Members of Young NSSO are drawn from both state and independent schools, are typically aged 9-14 years old and playing at about ABRSM grade 5 standard or higher. The orchestra provides an outstanding opportunity for these young musicians to play repertoire which is likely to be beyond the ability of their school or local ensembles.
Numbers for the annual course are currently limited to 60 players. The week is closely modelled on the hallmark NSSO format. At the start of the course members work with specialist instrumental coaches, to help meet the technical challenges of the repertoire, before joining together in sectional rehearsals led by our Young NSSO Heads of Section. The ensuing full orchestral rehearsals are thus carefully prepared for and very positive experiences. In general the sessions are shorter than those of NSSO and the breaks more numerous.
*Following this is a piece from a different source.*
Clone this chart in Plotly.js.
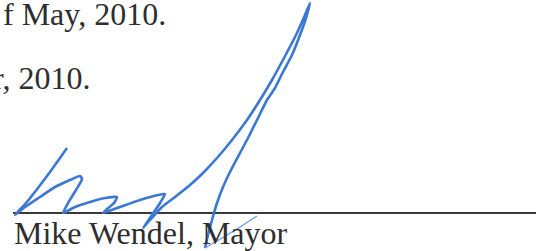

The repertoire for Young NSSO is chosen with great care so as to challenge but not overwhelm the players. Performances have featured music by Verdi, Britten, Vaughan Williams, Brahms, Ravel, Prokofiev and Eric Coates alongside recent film scores including those of Patrick Doyle, the patron of NSSO.
Young NSSO joined with NSSO in 2011 and again 2013 to play Ravel’s Bolero and Shostakovich’s Festival Overture and in 2014 provided the chorus for the NSSO performance of Holst The Planets. In this way younger players are afforded a glimpse of what the senior ensemble achieves as well as inspiration for their own aims within the organisation. Most members of Young NSSO graduate to NSSO.
Music is at the heart of the Young NSSO experience, but there is also a really strong, inclusive activities programme organised by a very experienced house staff. Typically there would be swimming and field sports, quizzes, a chance to explore the Malvern Hills (under close supervision), indoor table games and some art/craft sessions too. The end of the week usually finds the children exhausted but exhilarated by their musical achievements and delighting in new friendships. In this way we aim to foster a love of orchestral playing and a real desire to achieve ever higher standards.